Required work: Copy all lines that contain the word "chart".

Data shown:
====

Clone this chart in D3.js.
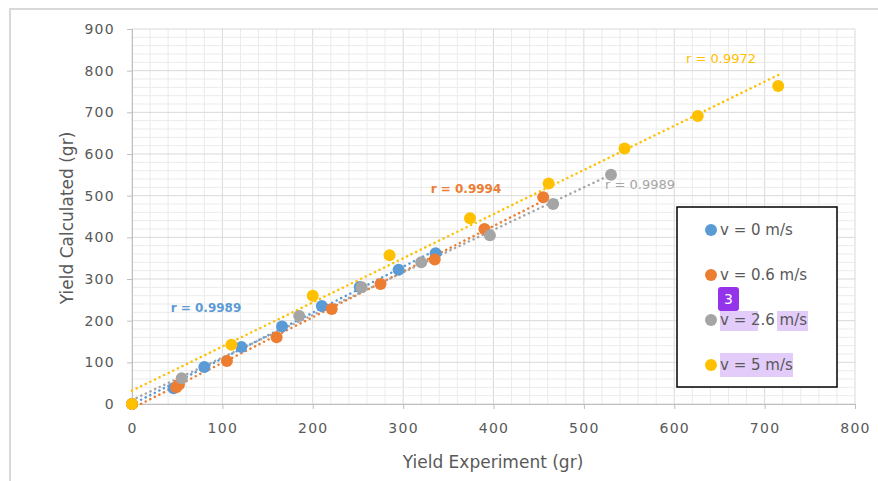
<!DOCTYPE html>
<html>
<head>
<meta charset="utf-8">
<script src="https://cdn.jsdelivr.net/npm/d3@7"></script>
<style>
  body { margin: 0; background: #fff; }
  text { font-family: "DejaVu Sans", sans-serif; }
</style>
</head>
<body>
<div id="chart"></div>
<script>
// series values: [yield experiment, yield calculated]
let seriesNames = ["v = 0 m/s", "v = 0.6 m/s", "v = 2.6 m/s", "v = 5 m/s"];
let v0 = [[0,0],[46,38],[80,89],[121,137],[166,186],[210,235],[252,281],[295,322],[336,362]];
let v06 = [[0,0],[49,40],[52,47],[105,103],[160,160],[221,228],[275,288],[335,347],[390,420],[455,496]];
let v26 = [[0,0],[55,62],[185,211],[254,280],[320,340],[396,405],[466,480],[530,550]];
let v5 = [[0,0],[110,142],[200,260],[285,357],[374,446],[461,529],[545,613],[626,691],[715,763]];
let rLabels = ["r = 0.9989", "r = 0.9994", "r = 0.9989", "r = 0.9972"];
let xTicks = [0,100,200,300,400,500,600,700,800];
let yTicks = [0,100,200,300,400,500,600,700,800,900];

let colors = ["#5B9BD5", "#ED7D31", "#A5A5A5", "#FFC000"];
let allSeries = [v0, v06, v26, v5];

let width = 878, height = 481;
let svg = d3.select("#chart").append("svg")
    .attr("width", width)
    .attr("height", height);

// outer chart frame
svg.append("rect")
    .attr("x", 10).attr("y", 9)
    .attr("width", 900).attr("height", 500)
    .attr("fill", "#fff")
    .attr("stroke", "#d9d9d9")
    .attr("stroke-width", 2);

let x = d3.scaleLinear().domain([0, 800]).range([132, 855]);
let y = d3.scaleLinear().domain([0, 900]).range([404, 29]);

// grid: minor every 20, major every 100
let grid = svg.append("g");
d3.range(0, 801, 20).forEach(v => {
    grid.append("line")
        .attr("x1", x(v)).attr("x2", x(v))
        .attr("y1", y(0)).attr("y2", y(900))
        .attr("stroke", v % 100 == 0 ? "#d9d9d9" : "#ebebeb")
        .attr("stroke-width", 1);
});
d3.range(0, 901, 20).forEach(v => {
    grid.append("line")
        .attr("x1", x(0)).attr("x2", x(800))
        .attr("y1", y(v)).attr("y2", y(v))
        .attr("stroke", v % 100 == 0 ? "#d9d9d9" : "#ebebeb")
        .attr("stroke-width", 1);
});

// axes
let axisX = svg.append("g")
    .attr("transform", "translate(0," + y(0) + ")")
    .call(d3.axisBottom(x).tickValues(xTicks).tickSize(5).tickPadding(14));
let axisY = svg.append("g")
    .attr("transform", "translate(" + x(0) + ",0)")
    .call(d3.axisLeft(y).tickValues(yTicks).tickSize(5).tickPadding(12));
[axisX, axisY].forEach(a => {
    a.select(".domain").attr("stroke", "#bfbfbf");
    a.selectAll(".tick line").attr("stroke", "#bfbfbf");
    a.selectAll(".tick text")
        .attr("fill", "#595959")
        .style("font-size", "14px")
        .style("letter-spacing", "1.3px")
        .style("font-family", "DejaVu Sans");
});

// axis titles
svg.append("text")
    .attr("x", 493).attr("y", 468)
    .attr("text-anchor", "middle")
    .attr("fill", "#595959")
    .style("font-size", "17px")
    .text("Yield Experiment (gr)");
svg.append("text")
    .attr("transform", "translate(73,218) rotate(-90)")
    .attr("text-anchor", "middle")
    .attr("fill", "#595959")
    .style("font-size", "17px")
    .text("Yield Calculated (gr)");

// linear trendlines (least squares)
function fit(data) {
    let mx = d3.mean(data, d => d[0]), my = d3.mean(data, d => d[1]);
    let sxy = d3.sum(data, d => (d[0]-mx)*(d[1]-my));
    let sxx = d3.sum(data, d => (d[0]-mx)*(d[0]-mx));
    let b = sxy / sxx;
    return { b: b, a: my - b*mx };
}
allSeries.forEach((data, i) => {
    let f = fit(data);
    let x0 = d3.min(data, d => d[0]), x1 = d3.max(data, d => d[0]);
    svg.append("line")
        .attr("x1", x(x0)).attr("y1", y(f.a + f.b*x0))
        .attr("x2", x(x1)).attr("y2", y(f.a + f.b*x1))
        .attr("stroke", colors[i])
        .attr("stroke-width", 2.5)
        .attr("stroke-linecap", "round")
        .attr("stroke-dasharray", "0.1 5");
});

// markers
allSeries.forEach((data, i) => {
    svg.append("g").selectAll("circle")
        .data(data)
        .enter()
        .append("circle")
        .attr("cx", d => x(d[0]))
        .attr("cy", d => y(d[1]))
        .attr("r", 6)
        .attr("fill", colors[i]);
});

// r labels
let rPos = [[206, 312, "bold"], [466, 193, "bold"], [640, 189, "normal"], [721, 63, "normal"]];
rLabels.forEach((t, i) => {
    svg.append("text")
        .attr("x", rPos[i][0]).attr("y", rPos[i][1])
        .attr("text-anchor", "middle")
        .attr("fill", colors[i])
        .style("font-size", rPos[i][2] == "bold" ? "12px" : "13px")
        .style("font-weight", rPos[i][2])
        .text(t);
});

// legend
let legend = svg.append("g");
legend.append("rect")
    .attr("x", 677).attr("y", 207)
    .attr("width", 160).attr("height", 180)
    .attr("fill", "#fff")
    .attr("stroke", "#000")
    .attr("stroke-width", 1.5);

// highlight marks over the legend text
[[720, 311, 38, 20], [777, 311, 31, 20], [720, 353, 73, 24]].forEach(h => {
    legend.append("rect")
        .attr("x", h[0]).attr("y", h[1])
        .attr("width", h[2]).attr("height", h[3])
        .attr("fill", "#e3ccf9");
});

seriesNames.forEach((name, i) => {
    let ly = 230 + i*45;
    legend.append("circle")
        .attr("cx", 711).attr("cy", ly)
        .attr("r", 6)
        .attr("fill", colors[i]);
    legend.append("text")
        .attr("x", 720).attr("y", ly + 5)
        .attr("fill", "#595959")
        .style("font-size", "15px")
        .text(name);
});

// comment badge
legend.append("rect")
    .attr("x", 718).attr("y", 287)
    .attr("width", 21).attr("height", 24)
    .attr("rx", 3)
    .attr("fill", "#9333ea");
legend.append("text")
    .attr("x", 728.5).attr("y", 304)
    .attr("text-anchor", "middle")
    .attr("fill", "#fff")
    .style("font-size", "14px")
    .text("3");
</script>
</body>
</html>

====

Answer:
Clone this chart in D3.js.
<div id="chart"></div>
let svg = d3.select("#chart").append("svg")
// outer chart frame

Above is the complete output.